Understanding the Effect of Bias in Deep Anomaly Detection

TL;DR

This paper investigates how bias in labeled anomaly data affects deep anomaly detection models, providing theoretical analysis, empirical validation, and insights into when bias can be beneficial or harmful.

Contribution

It introduces the first finite sample bounds for estimating scoring bias and offers an extensive empirical study on bias effects in deep anomaly detection.

Findings

Biased anomaly sets can both help and hinder detection performance.

Theoretical bounds for bias estimation are established and validated.
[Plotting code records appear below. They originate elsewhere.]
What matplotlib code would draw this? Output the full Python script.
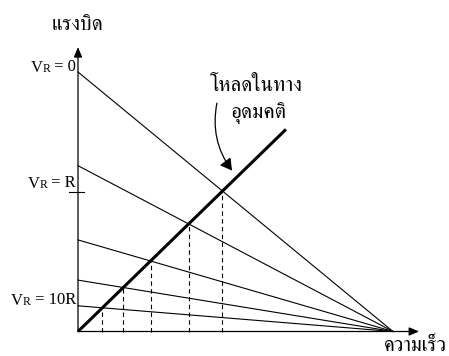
import numpy as np
import matplotlib
matplotlib.use("Agg")
import matplotlib.pyplot as plt
from matplotlib.patches import FancyArrowPatch

# ข้อมูลกราฟ (ค่าปรับให้เป็นหน่วยสัมพัทธ์)
no_load_speed = 1.0
stall_torque = [1.0, 0.639, 0.353, 0.198, 0.099]  # จุดตัดแกนแรงบิด
load_slope = 1.18        # โหลดในทางอุดมคติ: T = k * w
load_end_speed = 0.66

vr_values = ["0", "R", "10R"]
vr_label_y = [1.005, 0.558, 0.106]
r_tick_y = 0.537

thai_font = ['FreeSerif', 'DejaVu Sans']
latin_font = ['Liberation Serif', 'DejaVu Serif']

fig = plt.figure(figsize=(4.49, 3.56), dpi=100)
ax = fig.add_axes([78 / 449, 24.5 / 356, 315 / 449, 259.5 / 356])
ax.set_xlim(0, 1)
ax.set_ylim(0, 1)
ax.axis('off')

# แกน
head = '-|>,head_length=0.6,head_width=0.25'
ax.annotate('', xy=(0, 1.096), xytext=(0, 0), annotation_clip=False,
            arrowprops=dict(arrowstyle=head, color='black', lw=0.9, shrinkA=0, shrinkB=0))
ax.annotate('', xy=(1.083, 0), xytext=(0, 0), annotation_clip=False,
            arrowprops=dict(arrowstyle=head, color='black', lw=0.9, shrinkA=0, shrinkB=0))

# เส้นแรงบิด-ความเร็ว และเส้นประลงแกนความเร็ว
for t0 in stall_torque:
    ax.plot([0, no_load_speed], [t0, 0], color='black', lw=0.8, clip_on=False)
    w = t0 * no_load_speed / (t0 + load_slope * no_load_speed)
    ax.plot([w, w], [0, load_slope * w], color='black', lw=0.8, ls=(0, (4, 3)), clip_on=False)

# เส้นโหลด
ws = np.array([0, load_end_speed])
ax.plot(ws, load_slope * ws, color='black', lw=2.2, solid_capstyle='butt', clip_on=False)

# ขีดที่ V_R = R
ax.plot([-0.029, 0.019], [r_tick_y, r_tick_y], color='black', lw=0.8, clip_on=False)

# ป้าย V_R (R ตัวเล็กบนเส้นฐาน)
for val, y in zip(vr_values, vr_label_y):
    t = ax.text(-0.006, y, ' = ' + val, ha='right', va='baseline', fontsize=12, family=latin_font)
    r = ax.annotate('R', xy=(0, 0), xycoords=t, ha='right', va='bottom', fontsize=8.5, family=latin_font)
    ax.annotate('V', xy=(0, 0), xycoords=r, ha='right', va='bottom', fontsize=12, family=latin_font,
                xytext=(0, -0.8), textcoords='offset points')

ax.text(-0.003, 1.162, 'แรงบิด', ha='center', va='baseline', fontsize=15, family=thai_font)
ax.text(1.072, -0.074, 'ความเร็ว', ha='center', va='baseline', fontsize=14.5, family=thai_font)
ax.text(0.567, 0.927, 'โหลดในทาง', ha='center', va='baseline', fontsize=15, family=thai_font)
ax.text(0.573, 0.819, 'อุดมคติ', ha='center', va='baseline', fontsize=15, family=thai_font)

arr = FancyArrowPatch((0.441, 0.88), (0.489, 0.62), connectionstyle='arc3,rad=0.22',
                      arrowstyle='-|>,head_length=7,head_width=4', color='black', lw=0.9,
                      shrinkA=0, shrinkB=0, clip_on=False)
ax.add_patch(arr)

fig.savefig('out.png', dpi=100)
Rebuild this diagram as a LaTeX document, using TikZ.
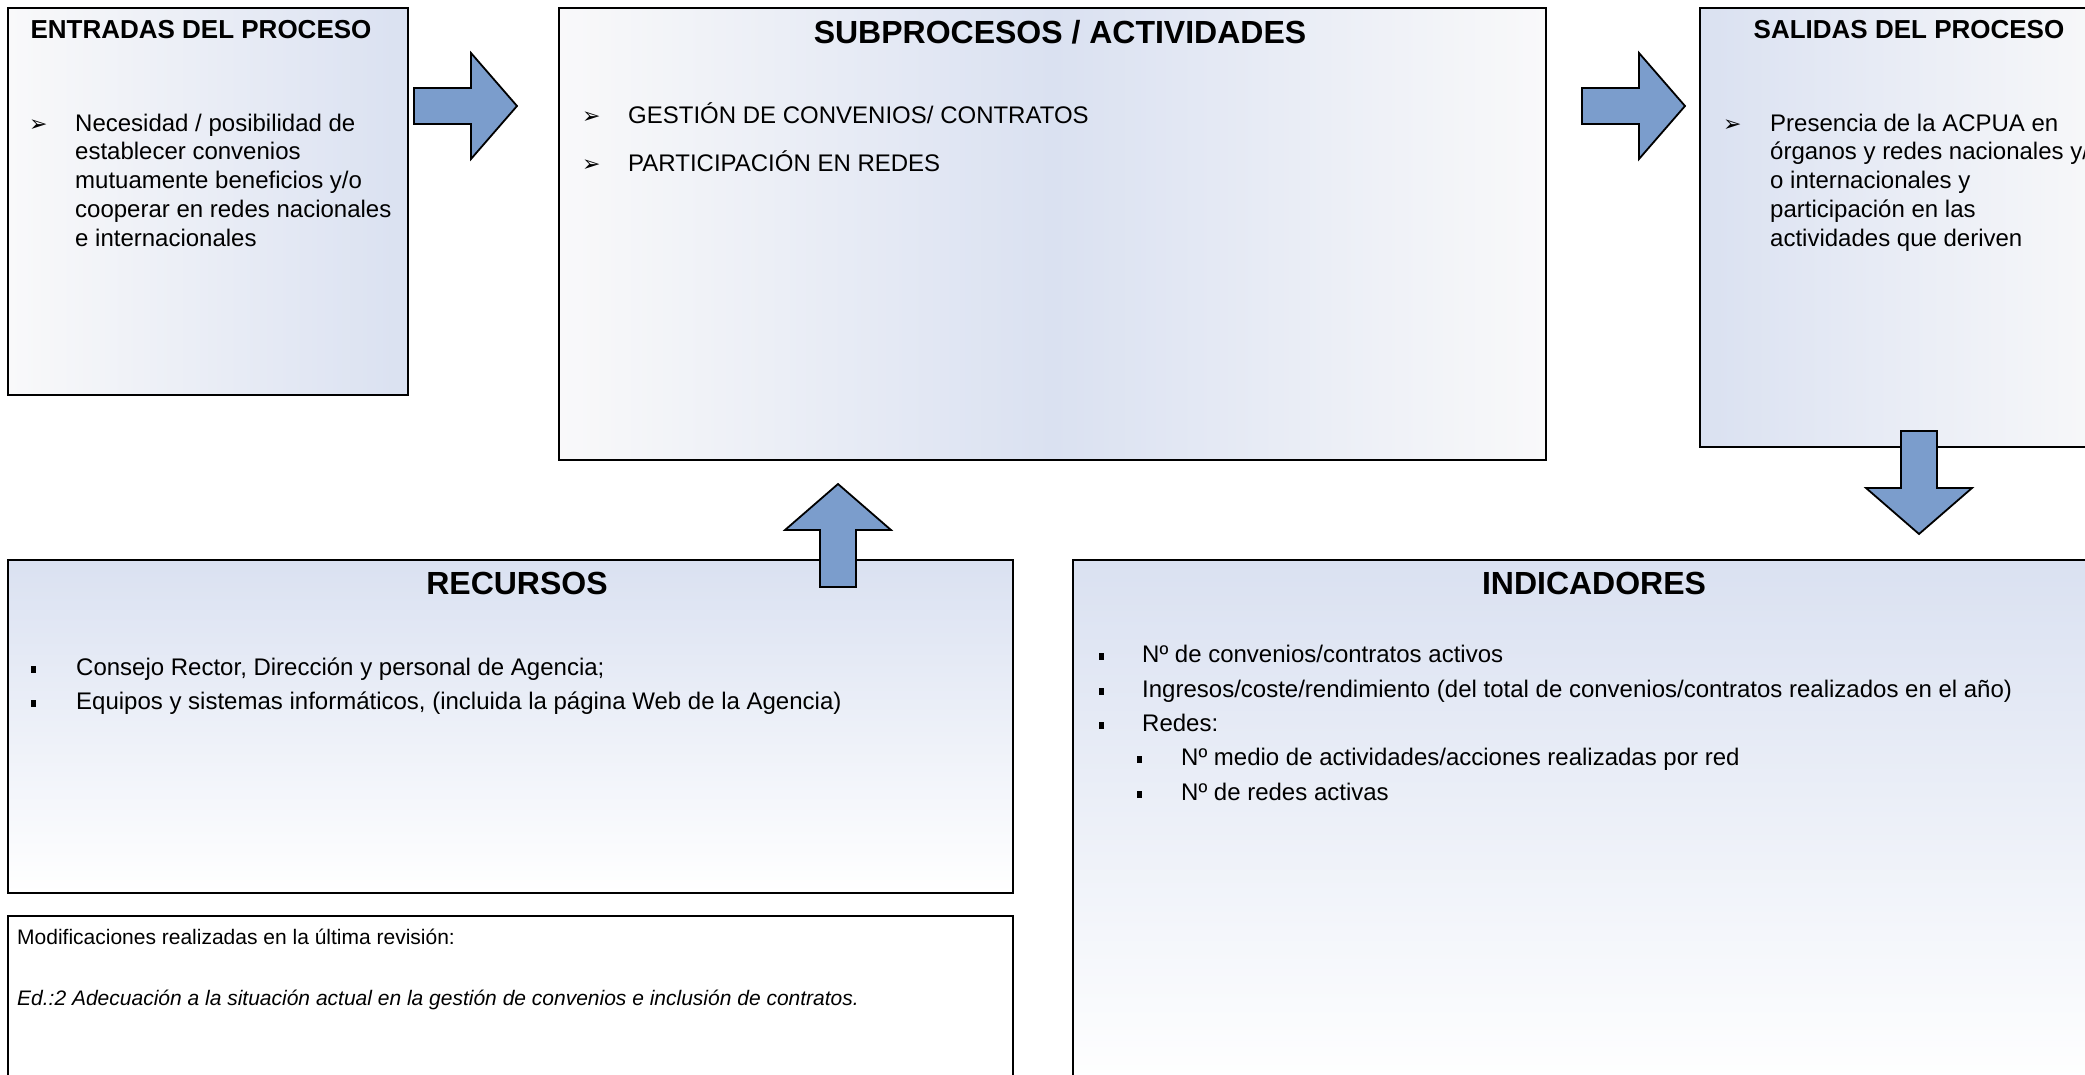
\documentclass[tikz,border=0pt]{standalone}
\usepackage{fontspec}
\setmainfont{Liberation Sans}
\newfontfamily\dingfont{DejaVu Sans}
\usepackage{xcolor}
\usetikzlibrary{positioning}

\definecolor{boxblue}{RGB}{218,225,241}
\definecolor{boxwhite}{RGB}{249,249,250}
\definecolor{arrowblue}{RGB}{123,157,204}

\tikzset{
  blockarr/.pic={
    \draw[arrowbody] (0,-18) -- (57,-18) -- (57,-53) -- (103,0) -- (57,53) -- (57,18) -- (0,18) -- cycle;
  }
}

\begin{document}
\begin{tikzpicture}[x=1pt, y=-1pt,
    procbox/.style={draw, line width=1.8pt, anchor=north west, inner sep=0pt},
    arrowbody/.style={draw, fill=arrowblue, line width=1.8pt, line join=miter},
    titlesmall/.style={font=\fontsize{26}{30}\selectfont\bfseries, anchor=base, inner sep=0pt},
    titlebig/.style={font=\fontsize{32}{36}\selectfont\bfseries, anchor=base, inner sep=0pt},
    itemtext/.style={font=\fontsize{24}{28.7}\selectfont, anchor=base west, inner sep=0pt, align=left},
    dingbullet/.style={font=\dingfont\fontsize{22}{24}\selectfont, anchor=base west, inner sep=0pt},
    sqbullet/.style={anchor=base west, inner sep=0pt},
    notetext/.style={font=\fontsize{21}{25}\selectfont, anchor=base west, inner sep=0pt}]

    \path[use as bounding box, fill=white] (0,0) rectangle (2085,1074);

    \node[procbox, minimum width=400pt, minimum height=387pt, left color=boxwhite, right color=boxblue] (ent) at (7,7) {};
    \node[procbox, minimum width=987pt, minimum height=452pt, left color=boxwhite, right color=boxwhite, middle color=boxblue] (sub) at (558,7) {};
    \node[procbox, minimum width=419pt, minimum height=439pt, left color=boxblue, right color=boxwhite] (sal) at (1699,7) {};
    \node[procbox, minimum width=1005pt, minimum height=333pt, top color=boxblue, bottom color=white] (rec) at (7,559) {};
    \node[procbox, minimum width=1005pt, minimum height=175pt, fill=white] (mod) at (7,915) {};
    \node[procbox, minimum width=1046pt, minimum height=531pt, top color=boxblue, bottom color=white] (ind) at (1072,559) {};

    \pic (arrA) at (414,106) {blockarr};
    \pic (arrB) at (1582,106) {blockarr};
    \pic[rotate=90] (arrC) at (838,587) {blockarr};
    \pic[rotate=-90] (arrD) at (1919,431) {blockarr};

    \node[titlesmall] (entT) at (201,38) {ENTRADAS DEL PROCESO};
    \node[dingbullet] (entB) at (29,131) {➢};
    \node[itemtext] (entI) at (75,246) {Necesidad / posibilidad de\\establecer convenios\\mutuamente beneficios y/o\\cooperar en redes nacionales\\e internacionales};

    \node[titlebig] (subT) at (1060,43) {SUBPROCESOS / ACTIVIDADES};
    \node[dingbullet] (subB1) at (582,123) {➢};
    \node[itemtext] (subI1) at (628,123) {GESTIÓN DE CONVENIOS/ CONTRATOS};
    \node[dingbullet] (subB2) at (582,171) {➢};
    \node[itemtext] (subI2) at (628,171) {PARTICIPACIÓN EN REDES};

    \node[titlesmall] (salT) at (1909,38) {SALIDAS DEL PROCESO};
    \node[dingbullet] (salB) at (1723,131) {➢};
    \node[itemtext] (salI) at (1770,246) {Presencia de la ACPUA en\\órganos y redes nacionales y/\\o internacionales y\\participación en las\\actividades que deriven};

    \node[titlebig] (recT) at (517,594) {RECURSOS};
    \node[sqbullet] (recB1) at (31,675) {\rule[2.5pt]{5pt}{7pt}};
    \node[itemtext] (recI1) at (76,675) {Consejo Rector, Dirección y personal de Agencia;};
    \node[sqbullet] (recB2) at (31,709) {\rule[2.5pt]{5pt}{7pt}};
    \node[itemtext] (recI2) at (76,709) {Equipos y sistemas informáticos, (incluida la página Web de la Agencia)};

    \node[notetext] (modL1) at (17,944) {Modificaciones realizadas en la última revisión:};
    \node[notetext, font=\fontsize{21}{25}\selectfont\itshape] (modL2) at (17,1005) {Ed.:2 Adecuación a la situación actual en la gestión de convenios e inclusión de contratos.};

    \node[titlebig] (indT) at (1594,594) {INDICADORES};
    \node[sqbullet] (indB1) at (1099,662) {\rule[2.5pt]{5pt}{7pt}};
    \node[itemtext] (indI1) at (1142,662) {Nº de convenios/contratos activos};
    \node[sqbullet] (indB2) at (1099,697) {\rule[2.5pt]{5pt}{7pt}};
    \node[itemtext] (indI2) at (1142,697) {Ingresos/coste/rendimiento (del total de convenios/contratos realizados en el año)};
    \node[sqbullet] (indB3) at (1099,731) {\rule[2.5pt]{5pt}{7pt}};
    \node[itemtext] (indI3) at (1142,731) {Redes:};
    \node[sqbullet] (indB4) at (1137,765) {\rule[2.5pt]{5pt}{7pt}};
    \node[itemtext] (indI4) at (1181,765) {Nº medio de actividades/acciones realizadas por red};
    \node[sqbullet] (indB5) at (1137,800) {\rule[2.5pt]{5pt}{7pt}};
    \node[itemtext] (indI5) at (1181,800) {Nº de redes activas};
\end{tikzpicture}
\end{document}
Bias impacts different anomaly classes in varied ways.

Abstract

Anomaly detection presents a unique challenge in machine learning, due to the scarcity of labeled anomaly data. Recent work attempts to mitigate such problems by augmenting training of deep anomaly detection models with additional labeled anomaly samples. However, the labeled data often does not align with the target distribution and introduces harmful bias to the trained model. In this paper, we aim to understand the effect of a biased anomaly set on anomaly detection. Concretely, we view anomaly detection as a supervised learning task where the objective is to optimize the recall at a given false positive rate. We formally study the relative scoring bias of an anomaly detector, defined as the difference in performance with respect to a baseline anomaly detector. We establish the first finite sample rates for estimating the relative scoring bias for deep anomaly detection, and empirically validate our theoretical results on both synthetic and real-world datasets. We also provide an extensive empirical study on how a biased training anomaly set affects the anomaly score function and therefore the detection performance on different anomaly classes. Our study demonstrates scenarios in which the biased anomaly set can be useful or problematic, and provides a solid benchmark for future research.